JENNETT: But by when? Just quickly, Peter: on the nurse’s question, what is the back marker? What is the timeline for them to be in place? 

KHALIL: If we win the election, we’ll make sure that we do all the assessments – if we need to accelerate recruitment, put in initiatives to do that. That kind of work has to be done if you win government, but the commitment is there and that’s the most important thing: making sure that we get this done because the aged care sector needs it. The Australians that are in aged care, our grandparents, and our parents, deserve better.

JENNETT: Alright, Jason, because we promised to come back to it: leaving aside your quibbles with Mark Howden and his interview with Fran – when it comes to the baseline within this IPCC report, the latest, it is that there is an expectation that developed countries need to go above and beyond their Glasgow commitments. There is no possibility that a Coalition government will alter course, is there?

FALINSKI: Yeah, there’s a lot of possibility because of what Mark Howden was saying. Frankly, anyone who says that our emissions have gone up, you know they are being political. Anyone that talks about the 28% target without talking about the fact that our projections by 2030 are now at 35% and are only going to get higher. So, we are going to be way ahead of our target and our projections by this time next year. And the fact is, the same people who three years ago were saying you’d never get to 28% are no longer willing to say, “actually we were wrong and we’re now 7% above that target”. I suspect that as we go through this decade – and what Mark Howden was saying, this part was absolutely right – the cost of renewables is going through the floor. We have a program in Australia to get solar energy down to $0.30 per kWh. And to put that in context, your average coal-fired power station at the moment costs about $35-40 per megawatt hour. So, we are talking about massive reductions in the cost of energy. Now, that comes with problems and challenges around dispatchable power. We know that, and that’s why we’ve invested an extra $1.9 billion in ARENA to come up with the technologies that produce that. But Australia is about 1.2% of global emissions. What we can do here is show the rest of the world that not only is net zero possible, but it is profitable. And when we do that, other countries like China and India who are responsible for far more emissions than Australia ever will be, will be forced to follow our lead.

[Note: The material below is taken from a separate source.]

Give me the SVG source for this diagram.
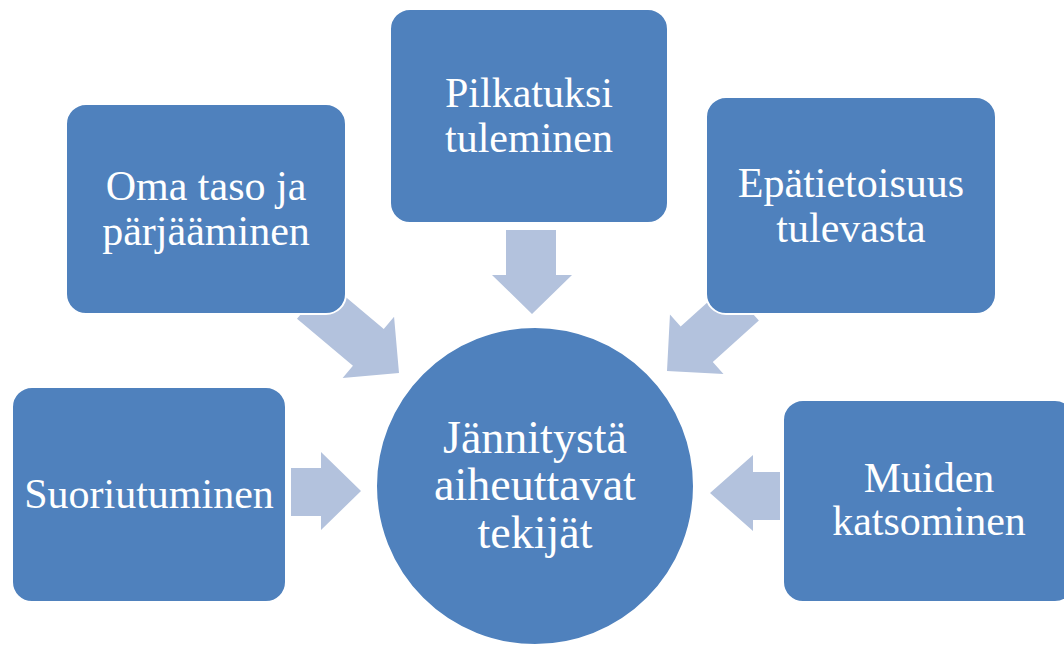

JENNETT: Right. Just quickly, Peter, very last word, will technology get us there? Certainly, the IPCC is holding out some hope optimistically that that it will. 

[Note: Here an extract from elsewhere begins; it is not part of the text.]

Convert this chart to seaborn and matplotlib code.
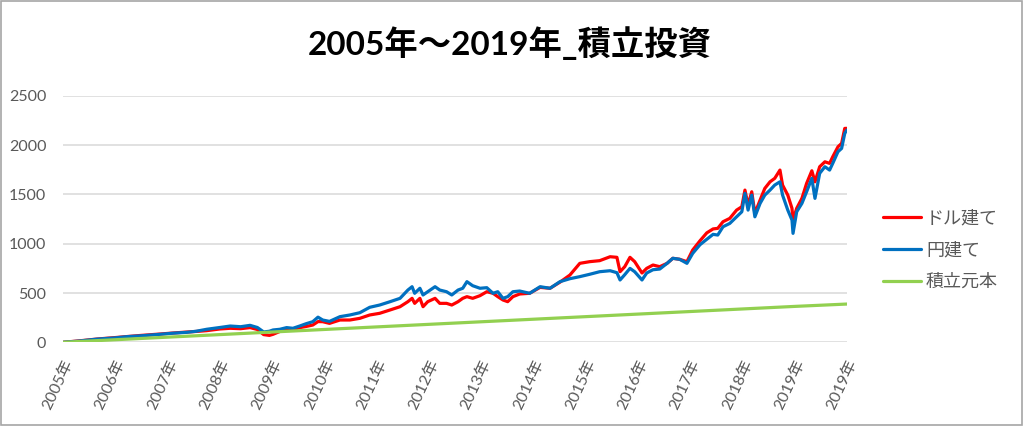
"""Reproduce the 2005-2019 accumulation investment chart (dollar vs yen basis)."""

import matplotlib
matplotlib.use("Agg")

import matplotlib.pyplot as plt
import numpy as np
import pandas as pd
import seaborn as sns
from matplotlib.patches import Rectangle

TITLE = "2005年～2019年_積立投資"

# x tick labels, one per label interval of the category axis
tick_labels = [f"{y}年" for y in range(2005, 2019)] + ["2019年", "2019年"]

# sample points (x = label intervals elapsed since start)
period = [
    0.0, 0.3, 0.65, 1.0, 1.22, 1.5, 1.86, 2.1, 2.37, 2.55,
    2.75, 3.0, 3.2, 3.4, 3.58, 3.72, 3.84, 3.95, 4.02, 4.15,
    4.28, 4.4, 4.53, 4.65, 4.78, 4.88, 4.97, 5.1, 5.3, 5.49,
    5.68, 5.87,
    6.06, 6.26, 6.45, 6.6, 6.68, 6.73, 6.83, 6.89, 6.98, 7.12,
    7.21, 7.34, 7.44, 7.56, 7.65, 7.73, 7.84, 7.98, 8.11, 8.23,
    8.32, 8.42, 8.51, 8.61, 8.74,
    8.93, 9.13, 9.32, 9.51, 9.7, 9.89, 10.08, 10.27, 10.47, 10.6,
    10.66, 10.75, 10.85, 10.94, 11.08, 11.17, 11.29, 11.42, 11.56, 11.67,
    11.8, 11.94, 12.05, 12.19, 12.32, 12.44, 12.53, 12.63, 12.76, 12.89,
    12.99, 13.05, 13.11, 13.18, 13.24, 13.34, 13.43, 13.53, 13.62, 13.72,
    13.77, 13.87, 13.95, 13.97, 14.04, 14.14, 14.23, 14.33, 14.39, 14.48,
    14.58, 14.67, 14.73, 14.83, 14.9, 14.96, 15.0,
]

# ドル建て
usd_value = [
    0, 14, 33, 48, 58, 70, 84, 94, 104, 110,
    118, 135, 142, 138, 149, 130, 78, 70, 81, 110,
    132, 128, 149, 160, 175, 210, 209, 192, 226, 226,
    243, 277,
    294, 328, 361, 412, 446, 395, 446, 361, 412, 446,
    395, 395, 378, 412, 446, 463, 446, 473, 513, 497,
    463, 429, 412, 463, 490,
    497, 557, 548, 610, 682, 801, 818, 828, 868, 862,
    716, 767, 862, 818, 703, 750, 784, 767, 801, 852,
    842, 818, 936, 1030, 1110, 1150, 1156, 1223, 1257, 1341,
    1375, 1544, 1392, 1527, 1308, 1443, 1561, 1628, 1663, 1747,
    1595, 1493, 1359, 1240, 1359, 1460, 1612, 1740, 1628, 1781,
    1831, 1815, 1882, 1983, 2018, 2170, 2170,
]

# 円建て
jpy_value = [
    0, 12, 32, 45, 57, 66, 81, 92, 101, 112,
    132, 150, 165, 158, 172, 150, 105, 112, 125, 132,
    149, 142, 165, 188, 209, 255, 226, 212, 260, 277,
    300, 355,
    378, 412, 446, 530, 564, 497, 548, 480, 513, 564,
    530, 513, 480, 530, 548, 615, 574, 548, 554, 497,
    513, 446, 463, 513, 520,
    497, 564, 548, 615, 645, 666, 690, 716, 726, 706,
    632, 686, 750, 716, 632, 703, 736, 743, 801, 852,
    842, 801, 902, 990, 1045, 1095, 1088, 1172, 1206, 1273,
    1324, 1511, 1341, 1493, 1273, 1409, 1493, 1544, 1595, 1628,
    1493, 1341, 1240, 1105, 1324, 1409, 1527, 1663, 1460, 1714,
    1781, 1747, 1815, 1933, 1967, 2119, 2153,
]

# 積立元本, read at each label
principal_period = list(range(16))
principal_value = [0, 26, 52, 78, 104, 130, 156, 182, 208, 234, 260, 286, 312, 338, 364, 388]

SERIES_NAMES = ["ドル建て", "円建て", "積立元本"]
PALETTE = {"ドル建て": "#FF0000", "円建て": "#0070C0", "積立元本": "#92D050"}


def build_frame() -> pd.DataFrame:
    """Stack the three series into one long table for seaborn."""
    wide = pd.DataFrame({"period": period, "ドル建て": usd_value, "円建て": jpy_value})
    long = wide.melt(id_vars="period", var_name="series", value_name="value")
    principal = pd.DataFrame({"period": principal_period, "value": principal_value,
                              "series": "積立元本"})
    return pd.concat([long, principal], ignore_index=True)


def plot_chart(df: pd.DataFrame, output_path: str) -> None:
    sns.set_theme(style="white")
    plt.rcParams["font.family"] = ["Lato", "Noto Sans CJK JP", "DejaVu Sans"]

    fig = plt.figure(figsize=(10.24, 4.26), dpi=100)
    ax = fig.add_axes([0.0615, 0.1965, 0.7655, 0.5785])

    sns.lineplot(data=df, x="period", y="value", hue="series", hue_order=SERIES_NAMES,
                 palette=PALETTE, estimator=None, linewidth=2.3, ax=ax, legend=True)

    ax.set_xlim(0, len(tick_labels) - 1)
    ax.set_ylim(0, 2500)
    ax.set_yticks(np.arange(0, 2501, 500))
    ax.set_xticks(np.arange(len(tick_labels)))
    ax.set_xticklabels(tick_labels, rotation=65, ha="right", va="top", rotation_mode="anchor")
    ax.tick_params(axis="y", length=0, labelsize=11.5, labelcolor="#595959", pad=12)
    ax.tick_params(axis="x", length=0, labelsize=11.5, labelcolor="#595959", pad=11)
    ax.yaxis.grid(True, color="#D9D9D9", linewidth=1.1)
    ax.set_axisbelow(True)
    for side in ax.spines.values():
        side.set_visible(False)
    ax.set_xlabel("")
    ax.set_ylabel("")

    handles, labels = ax.get_legend_handles_labels()
    ax.legend_.remove()
    leg = fig.legend(handles, labels, loc="center left", bbox_to_anchor=(0.862, 0.413),
                     frameon=False, fontsize=13, handlelength=2.1, handletextpad=0.3,
                     labelspacing=0.85, borderpad=0, borderaxespad=0)
    for text in leg.get_texts():
        text.set_color("#595959")
    for line in leg.get_lines():
        line.set_linewidth(2.3)

    fig.text(0.498, 0.899, TITLE, ha="center", va="center", fontsize=24, fontweight="bold",
             color="#000000")

    fig.patches.append(Rectangle((0.001, 0.002), 0.997, 0.995, transform=fig.transFigure,
                                 fill=False, edgecolor="#A6A6A6", linewidth=1.2))

    fig.savefig(output_path, dpi=100)
    plt.close(fig)


if __name__ == "__main__":
    plot_chart(build_frame(), "out.png")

KHALIL: Well, the IPCC report is very confronting, but it’s fairly predictable. You get this when you have a government that likes, and we’ve seen this on display with Jason ducking and weaving, minimising our contribution to any real meaningful global effort. It’s the Prime Minister who sets some of the lowest, least ambitious reduction targets in the Western world. 

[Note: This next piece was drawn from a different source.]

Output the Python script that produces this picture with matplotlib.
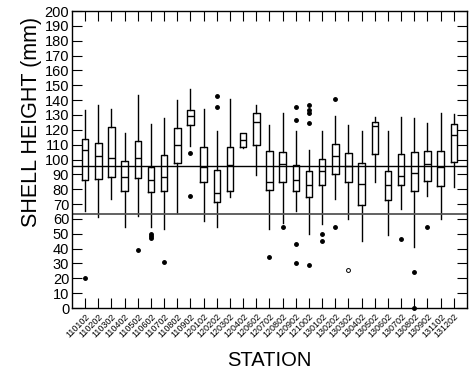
import matplotlib
matplotlib.use('Agg')
import matplotlib.pyplot as plt

plt.rcParams['font.family'] = ['Liberation Sans', 'DejaVu Sans']

stations = ['110102', '110202', '110302', '110402', '110502', '110602', '110702',
            '110802', '110902', '120102', '120202', '120302', '120402', '120602',
            '120702', '120802', '120902', '121002', '130102', '130202', '130302',
            '130402', '130502', '130602', '130702', '130802', '130902', '131102',
            '131202']
# box statistics (mm)
whis_hi = [133.3, 136.5, 134.2, 117.6, 143.7, 123.7, 127.7, 140, 147.3, 134,
           119.4, 140.5, 118, 137, 123, 131.6, 119.2, 106.4, 119.2, 129.5,
           123.5, 119, 128.4, 119.4, 128.9, 127.7, 124.8, 131.3, 130.4]
q3 = [113.6, 111.3, 121.7, 99.2, 112.7, 94.7, 103, 121.5, 133.1, 108.4,
      92.9, 108.7, 117.6, 131.6, 106, 105.1, 96.5, 92.5, 100.6, 110.5,
      104.6, 97.4, 125.3, 92, 103.9, 105.3, 106, 106, 124.2]
med = [106.4, 102.4, 100.8, 88.5, 101, 86.2, 88, 110, 129.1, 94.7,
       77.2, 96.1, 113.1, 125.3, 84.9, 97, 86.4, 82.8, 92, 102.1,
       95.9, 83.7, 122.6, 83.1, 89.1, 91.1, 97, 94.7, 116.5]
q1 = [86.2, 86.7, 88, 78.8, 87.8, 78.1, 79, 97.4, 123, 84.6,
      71.6, 78.8, 108.4, 109.8, 79.7, 85.1, 78.8, 75, 82.8, 90.2,
      84.9, 69.6, 103.5, 72.5, 82.6, 79, 85.8, 82.4, 98.3]
whis_lo = [65.5, 61, 73.2, 54.3, 62, 54.8, 53, 63.8, 109.3, 58.8,
           54.8, 74.5, 108, 89.4, 53.4, 57, 65.1, 49.6, 56.6, 73.4,
           60.2, 45.3, 84.6, 48.9, 66.9, 41.3, 75.4, 60.2, 81.7]
outliers = [[20], [], [], [], [39], [49.6, 48.5, 47.4], [30.8], [], [104.6, 75.4], [],
            [142.8, 135.1], [], [], [], [34.1], [54.3], [135.1, 126.6, 42.9, 30.5],
            [136.7, 133.3, 131.1, 124.4, 29], [49.8, 45.3], [141, 54.8], [], [], [],
            [], [46.5], [24.2, 0], [54.8], [], []]
open_x = [21]
open_y = [25.6]
ref_lines = [95.5, 63.5]

stats = []
for i in range(len(stations)):
    stats.append({'med': med[i], 'q1': q1[i], 'q3': q3[i],
                  'whislo': whis_lo[i], 'whishi': whis_hi[i],
                  'fliers': outliers[i]})

fig = plt.figure(figsize=(4.72, 3.72), dpi=100)
ax = fig.add_axes([0.1525, 0.172, 0.8369, 0.7984])

pos = list(range(1, len(stations) + 1))
bp = ax.bxp(stats, positions=pos, widths=0.5, showcaps=False,
            boxprops=dict(color='black', linewidth=1),
            medianprops=dict(color='black', linewidth=1),
            whiskerprops=dict(color='black', linewidth=1),
            flierprops=dict(marker='o', markersize=2.5, markerfacecolor='black',
                            markeredgecolor='black', linestyle='none'))
for f in bp['fliers']:
    f.set_clip_on(False)
ax.plot(open_x, open_y, 'o', markersize=2.8, markerfacecolor='white',
        markeredgecolor='black', markeredgewidth=0.7)

ax.axhline(ref_lines[0], color='black', linewidth=1)
ax.axhline(ref_lines[1], color='#555555', linewidth=1.3)

ax.set_xlim(0, 30)
ax.set_ylim(0, 200)
ax.set_yticks(range(0, 201, 10))
ax.set_xticks(pos)
ax.set_xticklabels(stations, rotation=45, ha='right', va='top',
                   rotation_mode='anchor', fontsize=6.5)
ax.tick_params(axis='y', direction='in', length=7, right=True, labelsize=10.5, pad=2)
ax.tick_params(axis='x', direction='in', length=7, top=True, pad=3)
for s in ax.spines.values():
    s.set_linewidth(1)

ax.set_ylabel('SHELL HEIGHT (mm)', fontsize=15.5)
ax.yaxis.set_label_coords(-0.075, 0.625)
ax.set_xlabel('STATION', fontsize=14.5)
ax.xaxis.set_label_coords(0.5, -0.145)

fig.savefig('out.png', dpi=100)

FALINSKI: I just said the opposite. 

KHALIL: The fact is that –

FALINSKI: That’s not true. 

KHALIL: They can become a renewable energy superpower, and the Morrison government is deliberately getting the way of that progress.

FALINSKI: That’s not true.

KHALIL: And I’ll tell you this for your viewers and the last word, if you stop interrupting me, Jason, you had a pretty good run there, it’s a missed opportunity because we know –

[crosstalk]

KHALIL: It’s a missed opportunity because we know, Labor knows, that we, by addressing climate change, there’s a real jobs opportunity there and we’re going to be making investments into renewable energy infrastructure. $20 billion to rewire the grid for renewables, 10,000 new clean energy apprenticeships, $200,000,000 for solar community batteries, making electric cars cheaper and a whole range of other policies that will make our renewable energy future real. We’ve got a commitment to 82% renewable energy by 2030. We will take real action, not talk about it like some minor parties, and not do nothing like the Coalition if we win the next election. 

JENNETT: Alright, we’re going to leave it there. We probably can get you two back together again in the campaign to kick this one around a little further. Peter Khalil and Jason Falinski, thanks for joining us on Afternoon Briefing.

KHALIL: Thanks Greg. Thanks Jason.

FALINSKI: Thanks, Craig. Thanks Peter.